— BEGIN Records supplied —

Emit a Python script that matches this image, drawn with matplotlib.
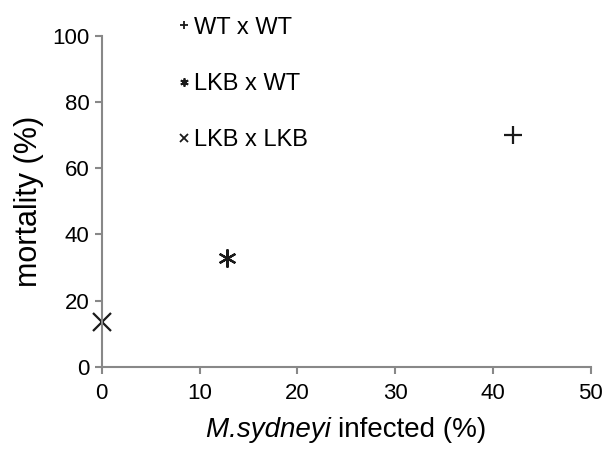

— END Records supplied —
— BEGIN Records supplied —

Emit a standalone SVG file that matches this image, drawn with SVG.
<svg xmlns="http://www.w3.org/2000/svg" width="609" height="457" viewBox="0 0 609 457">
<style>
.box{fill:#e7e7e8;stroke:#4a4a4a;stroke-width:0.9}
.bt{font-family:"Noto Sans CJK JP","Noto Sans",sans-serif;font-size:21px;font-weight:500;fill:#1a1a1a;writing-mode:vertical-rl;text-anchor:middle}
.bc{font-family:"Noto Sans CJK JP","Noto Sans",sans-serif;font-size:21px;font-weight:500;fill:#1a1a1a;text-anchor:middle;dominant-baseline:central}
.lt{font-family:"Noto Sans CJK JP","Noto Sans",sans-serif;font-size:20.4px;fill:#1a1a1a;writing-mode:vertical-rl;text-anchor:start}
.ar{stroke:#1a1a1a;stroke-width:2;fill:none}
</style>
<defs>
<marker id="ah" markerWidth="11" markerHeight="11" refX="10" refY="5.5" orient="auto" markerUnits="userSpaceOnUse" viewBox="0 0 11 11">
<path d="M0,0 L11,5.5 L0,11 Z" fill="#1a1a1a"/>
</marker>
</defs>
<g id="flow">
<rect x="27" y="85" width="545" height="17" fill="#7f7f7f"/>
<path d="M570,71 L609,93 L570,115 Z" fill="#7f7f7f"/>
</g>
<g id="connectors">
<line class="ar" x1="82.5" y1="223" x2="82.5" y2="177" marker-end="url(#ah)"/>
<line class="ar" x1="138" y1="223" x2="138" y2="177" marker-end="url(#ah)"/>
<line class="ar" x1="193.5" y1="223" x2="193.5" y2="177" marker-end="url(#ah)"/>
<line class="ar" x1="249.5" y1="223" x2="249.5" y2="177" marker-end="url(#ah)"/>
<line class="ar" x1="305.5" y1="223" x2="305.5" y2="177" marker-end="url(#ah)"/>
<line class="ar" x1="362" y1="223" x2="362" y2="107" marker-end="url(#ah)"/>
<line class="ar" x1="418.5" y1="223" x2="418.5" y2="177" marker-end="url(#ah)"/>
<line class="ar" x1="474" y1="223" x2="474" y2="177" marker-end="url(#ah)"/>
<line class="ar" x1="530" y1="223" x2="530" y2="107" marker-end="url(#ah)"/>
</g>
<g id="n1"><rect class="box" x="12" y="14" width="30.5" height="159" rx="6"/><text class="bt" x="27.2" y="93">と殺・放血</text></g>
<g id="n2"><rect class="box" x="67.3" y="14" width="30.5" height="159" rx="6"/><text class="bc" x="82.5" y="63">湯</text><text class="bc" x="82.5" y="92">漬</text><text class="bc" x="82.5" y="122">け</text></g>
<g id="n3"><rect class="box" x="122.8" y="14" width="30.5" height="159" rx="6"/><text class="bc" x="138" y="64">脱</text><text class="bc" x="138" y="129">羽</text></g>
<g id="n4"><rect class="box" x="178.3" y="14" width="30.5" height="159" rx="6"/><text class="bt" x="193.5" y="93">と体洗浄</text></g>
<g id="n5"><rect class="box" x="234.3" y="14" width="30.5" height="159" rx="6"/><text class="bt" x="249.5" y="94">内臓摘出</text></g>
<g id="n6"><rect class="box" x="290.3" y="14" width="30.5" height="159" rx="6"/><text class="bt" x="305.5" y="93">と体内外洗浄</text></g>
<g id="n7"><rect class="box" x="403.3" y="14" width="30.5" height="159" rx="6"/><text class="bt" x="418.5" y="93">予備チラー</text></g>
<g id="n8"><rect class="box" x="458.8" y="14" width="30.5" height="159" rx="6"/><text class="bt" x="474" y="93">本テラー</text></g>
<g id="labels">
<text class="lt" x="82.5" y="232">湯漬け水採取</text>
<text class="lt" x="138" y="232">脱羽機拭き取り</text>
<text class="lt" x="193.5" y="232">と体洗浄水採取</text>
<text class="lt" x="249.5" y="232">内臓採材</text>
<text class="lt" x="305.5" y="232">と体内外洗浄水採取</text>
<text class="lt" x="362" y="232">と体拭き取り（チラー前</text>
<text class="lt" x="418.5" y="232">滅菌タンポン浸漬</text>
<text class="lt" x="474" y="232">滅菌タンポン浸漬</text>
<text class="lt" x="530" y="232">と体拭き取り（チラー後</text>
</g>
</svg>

— END Records supplied —

*Problem requirements*. Find every line in the records that has the string "image", then state how many there are and nothing else.

*Problem solution*. 2